Saya jadi membaca lagi beberapa literatur keislaman dan beberapa sejarah Islam, prinsip hidup dan jalan hidup yang saya anut dan saya YAKINI. Saya menjadi semakin yakin dengan prinsip hidup ini.
Atas nama logika
Adalah sebuah prinsip hidup yang saya lihat menjadi acuan utama saudara Rinaldi beserta beberapa Kompasianer yang lain. Saya melihat itulah akar mula dari diskusi-diskusi yang mungkin tak ada ujungnya.
Logika yang disodorkan memang terlihat manis, namun adalah suatu racun terhadap keyakinan dan prinsip hidup yang saya yakini. Seolah-olah segala sesuatu yang bisa dilogika adalah sebuah hal yang benar dan harus diyakini, sementara aspek yang diluar nalar adalah sesuatu yang salah.
Saya sadar, titik tolak yang berbeda adalah sebuah jurang pembatas antara saya dan saudara Rinaldi. Dia menyandarkan segalanya kepada logika (dari beberapa diskusi dan tulisannya) sementara saya menyandarkan keyakinan yang saya anut dan logika yang diberikan Alloh.
Titik tolak yang berbeda inilah yang menimbulkan hasil dan pemahaman yang berbeda. Saya sadar, ada beberapa hal yang memang di luar jangkauan akal pikiran saya. Namun saya juga menyadari bahwa itulah kelemahan manusia. Maka saya menyandarkan diri kepada sesuatu yang saya YAKINI, yaitu kepada Islam. Prinsip hidup dan jalan hidup saya.
Saya jadi sadar dengan titik tolak para sahabat dalam mempertahankan keyakinannya. Misalnya ketika Abu Bakar ditanya tentang perjalanan Isra' Mi'raj. Isra' Mi'raj adalah sebuah hal yang jauh diluar nalar dan logika, namun itu adalah sebuah hal yang harus saya yakini adanya. Bahwa Nabi Muhammad SAW melakukan perjalanan ke Masjidil Aqsho kemudian dilanjutkan ke langit ke-7.

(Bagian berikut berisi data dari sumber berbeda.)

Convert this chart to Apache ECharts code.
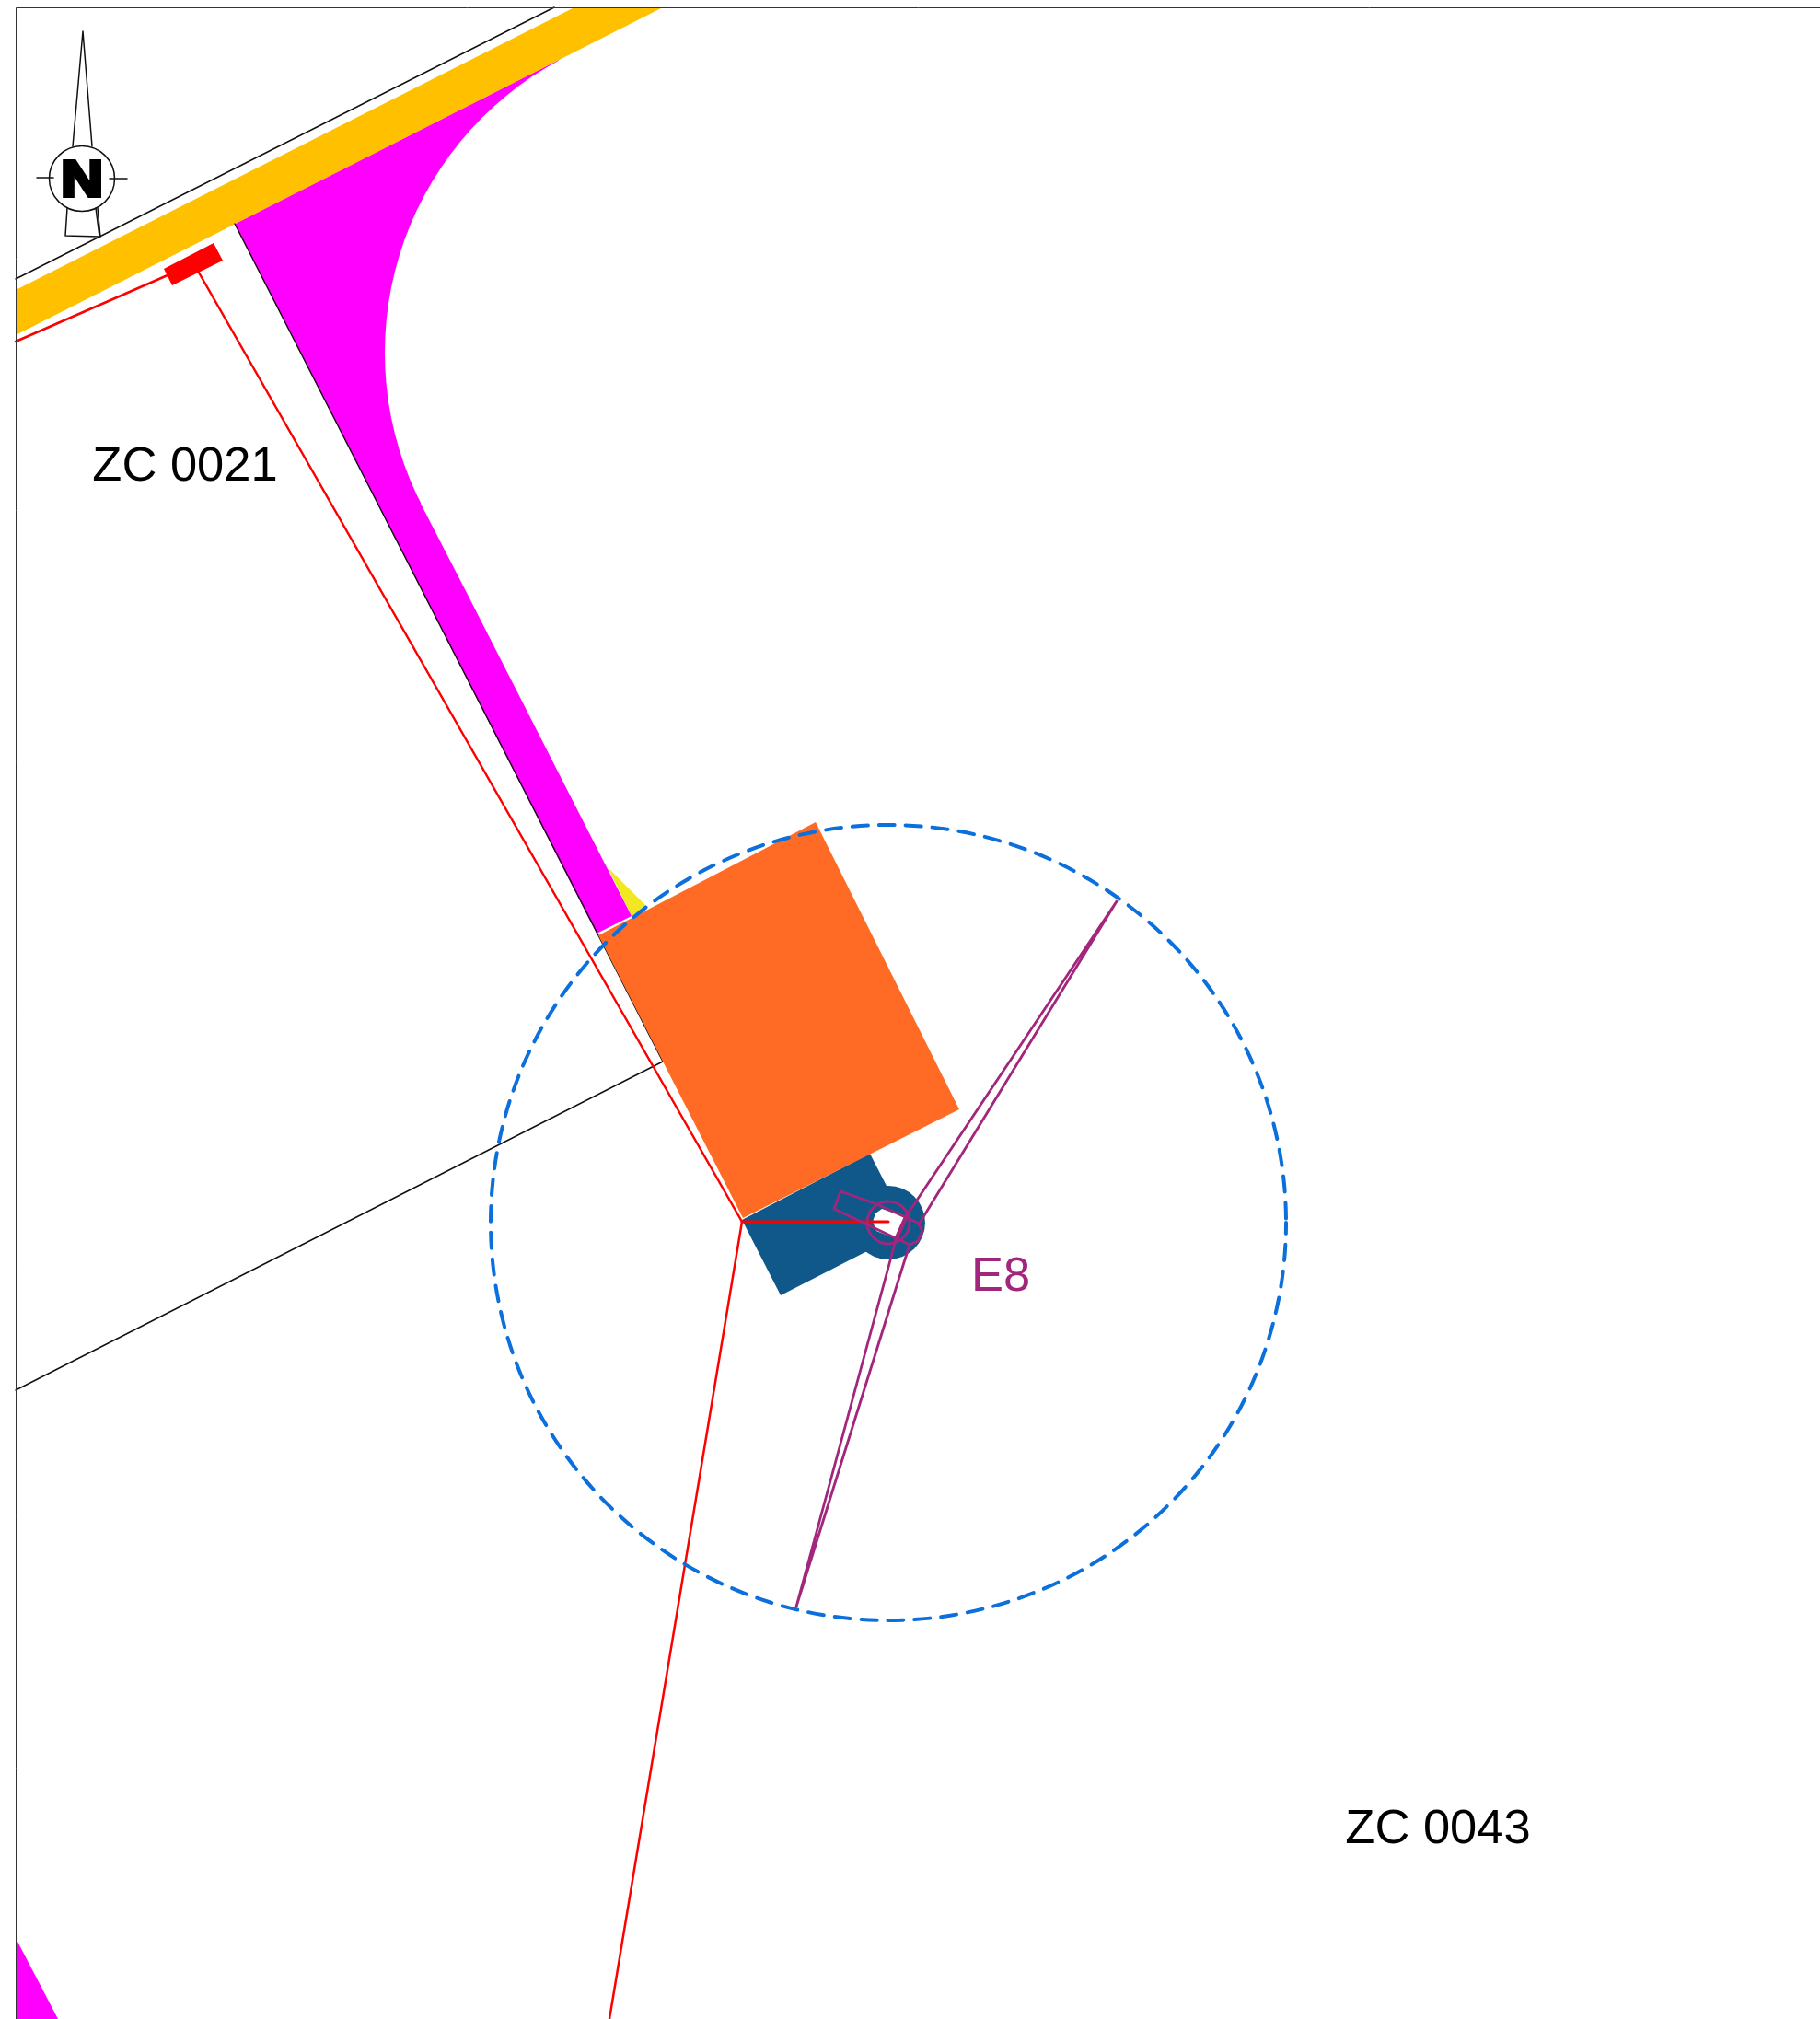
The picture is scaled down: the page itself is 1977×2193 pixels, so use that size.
<!DOCTYPE html>
<html>
<head>
<meta charset="utf-8">
<title>E8</title>
<style>
  html, body { margin: 0; padding: 0; background: #fff; }
  #chart { width: 1977px; height: 2193px; }
</style>
<script src="https://cdn.jsdelivr.net/npm/echarts@6/dist/echarts.min.js"></script>
</head>
<body>
<div id="chart"></div>
<script>
// site plan, all points in plan units
var frameLine = [[17.5, 2193], [17.5, 8.5], [1977, 8.5]];
var boundaryTop = [[17, 303], [602, 8]];
var boundaryMid = [[17, 1510], [720, 1153]];
var boundaryEdge = [[255, 243], [720, 1153]];

var roadBand = [[17, 315], [622, 9], [718, 9], [17, 364]];
// the curved side of the access road is the edge of filletCenter/filletRadius
var accessRoad = [[255, 243], [607, 65], [457, 547], [505, 640], [686, 995], [648, 1014]];
var filletCenter = [779, 383];
var filletRadius = 361;
var accessCorner = [[17, 2105], [63, 2193], [17, 2193]];
var yellowWedge = [[660, 942], [686, 995], [702, 984]];
var orangePad = [[886, 893], [1042, 1205], [807, 1323], [650, 1016]];
var bluePad = [[806, 1325], [945, 1253], [963, 1288], [985, 1340], [938, 1361], [848, 1407]];
var towerCenter = [965, 1328];
var towerRadius = 40;
var towerHole = [[948, 1327], [951, 1318], [958, 1313], [983, 1322], [972, 1345], [952, 1337], [948, 1327]];

var redBox = [[178, 292], [232, 264], [242, 283], [187, 310]];
var redLeft = [[182, 299], [17, 371]];
var redLong = [[216, 296], [806, 1327], [662, 2193]];
var redStub = [[806, 1327], [965, 1327]];

var bladeBody = [[913, 1294], [906, 1313], [988, 1352], [997, 1348], [1002, 1337], [997, 1328], [950, 1307], [913, 1294]];
var bladeNorth = [[985, 1320], [1213, 979], [998, 1330]];
var bladeSouth = [[973, 1347], [865, 1745], [988, 1352]];
var bladeBar = [[985, 1320], [973, 1347]];
var hubRadius = 23;

var sweepRadius = 432;

var needleUp = [[79, 159], [90, 34], [100, 159]];
var needleDown = [[73, 226], [71, 256], [108, 257], [104, 226]];
var needleDownInner = [[106, 226], [109, 257]];
var tickWest = [[40, 193], [58, 193]];
var tickEast = [[119, 194], [138, 194]];
var compassCenter = [89, 194];
var compassRadius = 35.5;

var plotLabels = ['ZC 0021', 'ZC 0043', 'E8', 'N'];
var plotLabelAt = [[201, 507.5], [1562, 1987.5], [1087, 1387.5], [89, 198]];

var MAGENTA = '#ff00ff', AMBER = '#ffc000', ORANGE = '#ff6a25', NAVY = '#10588a';
var PURPLE = '#a2267c', RED = '#ff0000', DASH = '#0b6fdc', YELLOW = '#f2e821';

function polygon(points, color, z) {
  return {
    type: 'custom',
    silent: true,
    z: z,
    data: [points[0]],
    renderItem: function(params, api) {
      return {
        type: 'polygon',
        shape: { points: points.map(function(p) { return api.coord(p); }) },
        style: { fill: color }
      };
    }
  };
}

function polyline(points, color, width, z) {
  return {
    type: 'line',
    silent: true,
    z: z,
    data: points,
    showSymbol: false,
    lineStyle: { color: color, width: width, cap: 'round', join: 'round' }
  };
}

function circle(center, radius, style, z) {
  return {
    type: 'custom',
    silent: true,
    z: z,
    data: [center],
    renderItem: function(params, api) {
      var c = api.coord(center);
      return {
        type: 'circle',
        shape: { cx: c[0], cy: c[1], r: api.size([radius, 0])[0] },
        style: style
      };
    }
  };
}

function label(index, color, size, z, heavy) {
  return {
    type: 'custom',
    silent: true,
    z: z,
    data: [plotLabelAt[index]],
    renderItem: function(params, api) {
      var c = api.coord(plotLabelAt[index]);
      return {
        type: 'text',
        x: c[0],
        y: c[1],
        scaleX: heavy ? 1.15 : 1,
        style: {
          text: plotLabels[index],
          fill: color,
          font: (heavy ? 'bold' : 'normal') + ' ' + size + 'px "Liberation Sans", Arial, sans-serif',
          textAlign: 'center',
          textVerticalAlign: 'middle',
          stroke: heavy ? color : null,
          lineWidth: heavy ? 4 : 0,
          lineJoin: 'miter'
        }
      };
    }
  };
}

var chart = echarts.init(document.getElementById('chart'));
chart.setOption({
  animation: false,
  backgroundColor: '#fff',
  grid: { left: 0, right: 0, top: 0, bottom: 0 },
  xAxis: { type: 'value', min: 0, max: 1977, show: false },
  yAxis: { type: 'value', min: 0, max: 2193, inverse: true, show: false },
  series: [
    polygon(yellowWedge, YELLOW, 1),
    polygon(accessRoad, MAGENTA, 2),
    circle(filletCenter, filletRadius, { fill: '#fff' }, 2),
    polygon(accessCorner, MAGENTA, 2),
    polygon(roadBand, AMBER, 3),
    polyline(boundaryTop, '#111', 1.5, 4),
    polyline(boundaryMid, '#111', 1.5, 4),
    polyline(boundaryEdge, '#111', 1.5, 4),
    polygon(bluePad, NAVY, 5),
    circle(towerCenter, towerRadius, { fill: NAVY }, 5),
    polygon(orangePad, ORANGE, 6),
    polygon(towerHole, '#fff', 7),
    polygon(redBox, RED, 8),
    polyline(redLeft, RED, 2.5, 8),
    polyline(redLong, RED, 2.5, 8),
    polyline(redStub, RED, 3, 8),
    polyline(bladeBody, PURPLE, 2.8, 9),
    polyline(bladeNorth, PURPLE, 2.8, 9),
    polyline(bladeSouth, PURPLE, 2.8, 9),
    polyline(bladeBar, PURPLE, 4.5, 9),
    circle(towerCenter, hubRadius, { fill: 'none', stroke: PURPLE, lineWidth: 2.8 }, 9),
    circle(towerCenter, sweepRadius, { fill: 'none', stroke: DASH, lineWidth: 4, lineDash: [17, 12], lineDashOffset: 5, lineCap: 'round' }, 10),
    polyline(frameLine, '#333', 1, 11),
    polyline(needleUp, '#111', 1.5, 12),
    polyline(needleDown, '#111', 1.5, 12),
    polyline(needleDownInner, '#111', 1.5, 12),
    polyline(tickWest, '#111', 1.5, 12),
    polyline(tickEast, '#111', 1.5, 12),
    circle(compassCenter, compassRadius, { fill: '#fff', stroke: '#111', lineWidth: 1.5 }, 12),
    label(0, '#000', 52.5, 13),
    label(1, '#000', 52.5, 13),
    label(2, PURPLE, 52.5, 13),
    label(3, '#000', 55, 13, true)
  ]
});
</script>
</body>
</html>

Mungkin nanti saudara Rinaldi akan tertawa mendengar kepercayaan dan keyakinan saya ini. “Kok kuno”, mungkin itulah ucapan yang terlontar dalam hati pemegang paham materialisme. Tapi itulah, titik tolak saya adalah Islam dan akal sehat. Seperti Bilal yang secara ga logis bertahan terhadap penderitaan karena disiksa majikannya atas dasar ia memeluk agama Islam. Mungkin apabila di logika seharusnya cukup ia menyatakan keluar dari Islam maka akan terbebaslah segala penderitaan yang ia alami, namun ia tetap bertahan dengan ucapannya yang menyejarah: “Ahad.. Ahad.. Ahad”... Tuhan kami adalah satu, Islam agama kami.
Keyakinan yang ragu-ragu.
Titik tolak logika tanpa didasari oleh suatu kepastian akhirnya akan melahirkan sesuatu yang “nanggung”. Sesuatu yang tak pasti akhirnya tumbuh di dalam pemikiran.